1. Field of the Invention
The present invention relates to a fluid coupling apparatus which can control output torque of the coupling through three stages in response to a temperature.
2. Description of the Prior Art
As to a conventional fluid coupling for driving a cooling fan of an automobile, fluid flow between a storage chamber and a working chamber is controlled in two stages in order to reduce a power loss in addition to preventing the engine from excess cooling. However, in this two stage control, because rotation of the fan is simply switched from high speed to low speed at a set temperature, the fluid coupling apparatus may cause noise and may cool the engine too much or less than expected.
In order to overcome these drawbacks, for example, in Japanese Patent Laid-Open 55(1980)-69326, a fluid coupling apparatus which controls fluid flow in three stages was developed. In such a three stage controlled fluid coupling apparatus, two slots are provided on a plate which divides the storage chamber and the working chamber for connecting both chambers. If the temperature is under a first set value, a thermal responsive member closes the two slots so that the fan is controlled to a low number of revolutions by limiting the flow of the fluid (see FIG. 5). When the temperature reaches the set value, the thermal responsive member opens one of the slots to supply the fluid into the working chamber. The fan is then controlled to a medium number of revolutions (see FIG. 5). If the temperature goes to the second set temperature, the thermal responsive member opens both of the slots in order to provide a maximum torque increase. The fan is then controlled to provide a high number of revolutions (see FIG. 5). Accordingly, the fluid coupling apparatus controls the fan revolution in three stages.

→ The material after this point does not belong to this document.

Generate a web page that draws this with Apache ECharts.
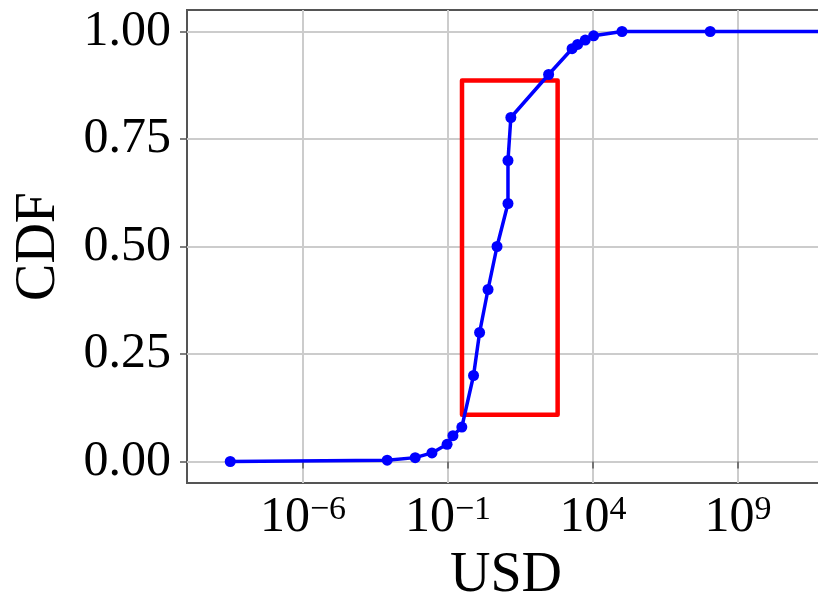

However, in the three stage fluid coupling apparatus of the prior art, as shown in FIG. 5, the fan revolutions are changed in a step by step fashion in accordance with the first and second set temperatures. Therefore, the changes in revolutions are abrupt at the set temperatures and especially at the second set temperature as fan noise is quite loud and generates an uncomfortable feeling. The revolution change also causes an abrupt torque change; therefore, the shock of the torque change adversely affects the fan belt's life. The reasons of this large fan noise is the abrupt change in the fan revolutions and the absolute level of the fan noise is large because of the high level of fan revolutions.